Directive
Output every line exactly as written. Leave out pictures.
-=-=-=-=-
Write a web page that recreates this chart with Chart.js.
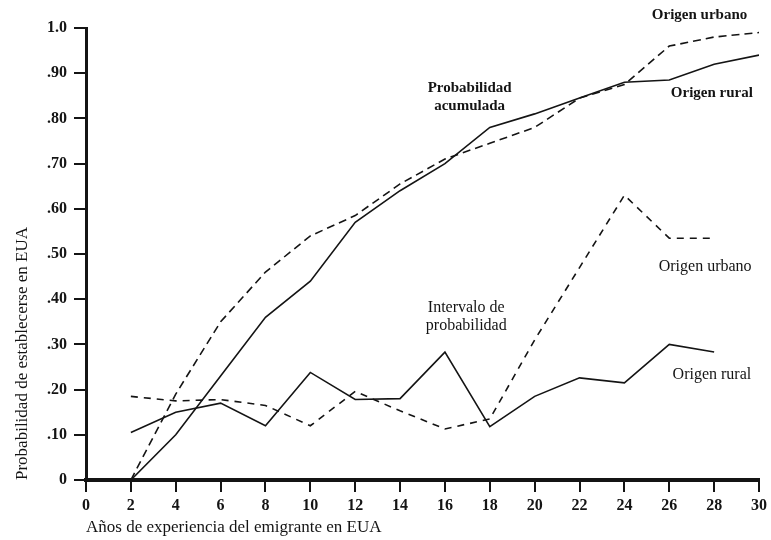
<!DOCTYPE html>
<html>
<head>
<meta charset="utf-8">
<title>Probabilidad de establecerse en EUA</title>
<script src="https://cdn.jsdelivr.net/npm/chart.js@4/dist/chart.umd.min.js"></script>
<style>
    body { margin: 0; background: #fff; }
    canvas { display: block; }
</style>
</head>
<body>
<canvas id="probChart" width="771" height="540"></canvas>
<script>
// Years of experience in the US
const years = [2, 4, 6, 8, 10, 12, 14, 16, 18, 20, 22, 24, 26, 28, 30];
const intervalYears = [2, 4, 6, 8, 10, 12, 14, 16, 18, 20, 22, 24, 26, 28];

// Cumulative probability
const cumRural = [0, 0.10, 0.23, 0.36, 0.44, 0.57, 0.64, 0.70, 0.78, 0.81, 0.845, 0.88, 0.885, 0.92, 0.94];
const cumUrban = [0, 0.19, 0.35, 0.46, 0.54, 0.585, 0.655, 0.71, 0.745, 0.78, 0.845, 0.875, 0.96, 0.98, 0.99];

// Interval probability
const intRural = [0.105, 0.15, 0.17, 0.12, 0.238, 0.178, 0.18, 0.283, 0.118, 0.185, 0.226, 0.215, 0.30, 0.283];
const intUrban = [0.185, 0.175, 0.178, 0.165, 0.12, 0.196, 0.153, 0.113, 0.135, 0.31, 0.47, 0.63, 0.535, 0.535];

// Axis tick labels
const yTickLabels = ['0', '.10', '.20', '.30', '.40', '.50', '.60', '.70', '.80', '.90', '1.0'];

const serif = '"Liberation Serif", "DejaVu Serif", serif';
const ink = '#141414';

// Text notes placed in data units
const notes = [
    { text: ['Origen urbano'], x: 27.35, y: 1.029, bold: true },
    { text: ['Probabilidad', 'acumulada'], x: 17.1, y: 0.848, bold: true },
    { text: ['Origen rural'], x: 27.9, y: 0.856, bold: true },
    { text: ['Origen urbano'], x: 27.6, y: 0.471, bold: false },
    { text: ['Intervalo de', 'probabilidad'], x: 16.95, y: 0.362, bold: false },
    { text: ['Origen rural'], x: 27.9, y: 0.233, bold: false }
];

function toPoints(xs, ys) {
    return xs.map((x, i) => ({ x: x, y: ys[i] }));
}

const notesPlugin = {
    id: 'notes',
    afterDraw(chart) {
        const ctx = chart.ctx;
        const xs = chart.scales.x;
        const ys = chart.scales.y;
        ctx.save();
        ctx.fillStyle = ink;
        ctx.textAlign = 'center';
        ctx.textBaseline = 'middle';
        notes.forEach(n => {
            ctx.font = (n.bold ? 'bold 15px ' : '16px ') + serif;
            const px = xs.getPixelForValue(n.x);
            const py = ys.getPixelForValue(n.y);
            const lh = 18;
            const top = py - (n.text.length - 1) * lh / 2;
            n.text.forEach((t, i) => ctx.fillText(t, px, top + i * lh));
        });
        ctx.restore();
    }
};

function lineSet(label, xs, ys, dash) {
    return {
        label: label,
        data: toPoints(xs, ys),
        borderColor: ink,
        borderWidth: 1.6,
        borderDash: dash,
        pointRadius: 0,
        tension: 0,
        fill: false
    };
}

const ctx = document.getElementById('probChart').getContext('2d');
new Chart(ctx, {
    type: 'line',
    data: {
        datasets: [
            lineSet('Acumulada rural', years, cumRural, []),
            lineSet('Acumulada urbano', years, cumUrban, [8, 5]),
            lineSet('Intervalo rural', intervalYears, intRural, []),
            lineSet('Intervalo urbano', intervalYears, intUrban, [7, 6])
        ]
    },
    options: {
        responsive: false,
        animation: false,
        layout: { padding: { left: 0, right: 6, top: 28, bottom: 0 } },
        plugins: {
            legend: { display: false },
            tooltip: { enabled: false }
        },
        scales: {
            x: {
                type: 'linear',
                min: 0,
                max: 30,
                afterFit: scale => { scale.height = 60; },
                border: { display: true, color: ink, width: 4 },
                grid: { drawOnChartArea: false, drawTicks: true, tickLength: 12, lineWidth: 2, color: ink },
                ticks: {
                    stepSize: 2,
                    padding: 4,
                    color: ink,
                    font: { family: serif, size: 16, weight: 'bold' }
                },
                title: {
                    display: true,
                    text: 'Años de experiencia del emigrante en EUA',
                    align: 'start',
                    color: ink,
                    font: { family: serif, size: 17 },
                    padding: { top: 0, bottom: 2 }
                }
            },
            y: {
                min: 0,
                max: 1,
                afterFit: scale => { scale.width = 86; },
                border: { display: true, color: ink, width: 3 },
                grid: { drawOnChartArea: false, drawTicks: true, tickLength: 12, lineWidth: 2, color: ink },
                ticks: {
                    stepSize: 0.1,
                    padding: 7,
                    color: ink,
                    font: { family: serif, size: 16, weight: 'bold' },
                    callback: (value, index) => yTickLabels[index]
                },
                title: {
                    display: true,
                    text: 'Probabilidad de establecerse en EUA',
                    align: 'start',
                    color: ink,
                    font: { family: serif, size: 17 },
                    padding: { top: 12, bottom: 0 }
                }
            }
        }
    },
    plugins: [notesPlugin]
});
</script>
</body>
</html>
-=-=-=-=-
Response to this task
Write a web page that recreates this chart with Chart.js.
<!DOCTYPE html>
<html>
<head>
<meta charset="utf-8">
<title>Probabilidad de establecerse en EUA</title>
<script src="https://cdn.jsdelivr.net/npm/chart.js@4/dist/chart.umd.min.js"></script>
<style>
    body { margin: 0; background: #fff; }
    canvas { display: block; }
</style>
</head>
<body>
<canvas id="probChart" width="771" height="540"></canvas>
<script>
// Years of experience in the US
const years = [2, 4, 6, 8, 10, 12, 14, 16, 18, 20, 22, 24, 26, 28, 30];
const intervalYears = [2, 4, 6, 8, 10, 12, 14, 16, 18, 20, 22, 24, 26, 28];

// Cumulative probability
const cumRural = [0, 0.10, 0.23, 0.36, 0.44, 0.57, 0.64, 0.70, 0.78, 0.81, 0.845, 0.88, 0.885, 0.92, 0.94];
const cumUrban = [0, 0.19, 0.35, 0.46, 0.54, 0.585, 0.655, 0.71, 0.745, 0.78, 0.845, 0.875, 0.96, 0.98, 0.99];

// Interval probability
const intRural = [0.105, 0.15, 0.17, 0.12, 0.238, 0.178, 0.18, 0.283, 0.118, 0.185, 0.226, 0.215, 0.30, 0.283];
const intUrban = [0.185, 0.175, 0.178, 0.165, 0.12, 0.196, 0.153, 0.113, 0.135, 0.31, 0.47, 0.63, 0.535, 0.535];

// Axis tick labels
const yTickLabels = ['0', '.10', '.20', '.30', '.40', '.50', '.60', '.70', '.80', '.90', '1.0'];

const serif = '"Liberation Serif", "DejaVu Serif", serif';
const ink = '#141414';

// Text notes placed in data units
const notes = [
    { text: ['Origen urbano'], x: 27.35, y: 1.029, bold: true },
    { text: ['Probabilidad', 'acumulada'], x: 17.1, y: 0.848, bold: true },
    { text: ['Origen rural'], x: 27.9, y: 0.856, bold: true },
    { text: ['Origen urbano'], x: 27.6, y: 0.471, bold: false },
    { text: ['Intervalo de', 'probabilidad'], x: 16.95, y: 0.362, bold: false },
    { text: ['Origen rural'], x: 27.9, y: 0.233, bold: false }
];

function toPoints(xs, ys) {
    return xs.map((x, i) => ({ x: x, y: ys[i] }));
}

const notesPlugin = {
    id: 'notes',
    afterDraw(chart) {
        const ctx = chart.ctx;
        const xs = chart.scales.x;
        const ys = chart.scales.y;
        ctx.save();
        ctx.fillStyle = ink;
        ctx.textAlign = 'center';
        ctx.textBaseline = 'middle';
        notes.forEach(n => {
            ctx.font = (n.bold ? 'bold 15px ' : '16px ') + serif;
            const px = xs.getPixelForValue(n.x);
            const py = ys.getPixelForValue(n.y);
            const lh = 18;
            const top = py - (n.text.length - 1) * lh / 2;
            n.text.forEach((t, i) => ctx.fillText(t, px, top + i * lh));
        });
        ctx.restore();
    }
};

function lineSet(label, xs, ys, dash) {
    return {
        label: label,
        data: toPoints(xs, ys),
        borderColor: ink,
        borderWidth: 1.6,
        borderDash: dash,
        pointRadius: 0,
        tension: 0,
        fill: false
    };
}

const ctx = document.getElementById('probChart').getContext('2d');
new Chart(ctx, {
    type: 'line',
    data: {
        datasets: [
            lineSet('Acumulada rural', years, cumRural, []),
            lineSet('Acumulada urbano', years, cumUrban, [8, 5]),
            lineSet('Intervalo rural', intervalYears, intRural, []),
            lineSet('Intervalo urbano', intervalYears, intUrban, [7, 6])
        ]
    },
    options: {
        responsive: false,
        animation: false,
        layout: { padding: { left: 0, right: 6, top: 28, bottom: 0 } },
        plugins: {
            legend: { display: false },
            tooltip: { enabled: false }
        },
        scales: {
            x: {
                type: 'linear',
                min: 0,
                max: 30,
                afterFit: scale => { scale.height = 60; },
                border: { display: true, color: ink, width: 4 },
                grid: { drawOnChartArea: false, drawTicks: true, tickLength: 12, lineWidth: 2, color: ink },
                ticks: {
                    stepSize: 2,
                    padding: 4,
                    color: ink,
                    font: { family: serif, size: 16, weight: 'bold' }
                },
                title: {
                    display: true,
                    text: 'Años de experiencia del emigrante en EUA',
                    align: 'start',
                    color: ink,
                    font: { family: serif, size: 17 },
                    padding: { top: 0, bottom: 2 }
                }
            },
            y: {
                min: 0,
                max: 1,
                afterFit: scale => { scale.width = 86; },
                border: { display: true, color: ink, width: 3 },
                grid: { drawOnChartArea: false, drawTicks: true, tickLength: 12, lineWidth: 2, color: ink },
                ticks: {
                    stepSize: 0.1,
                    padding: 7,
                    color: ink,
                    font: { family: serif, size: 16, weight: 'bold' },
                    callback: (value, index) => yTickLabels[index]
                },
                title: {
                    display: true,
                    text: 'Probabilidad de establecerse en EUA',
                    align: 'start',
                    color: ink,
                    font: { family: serif, size: 17 },
                    padding: { top: 12, bottom: 0 }
                }
            }
        }
    },
    plugins: [notesPlugin]
});
</script>
</body>
</html>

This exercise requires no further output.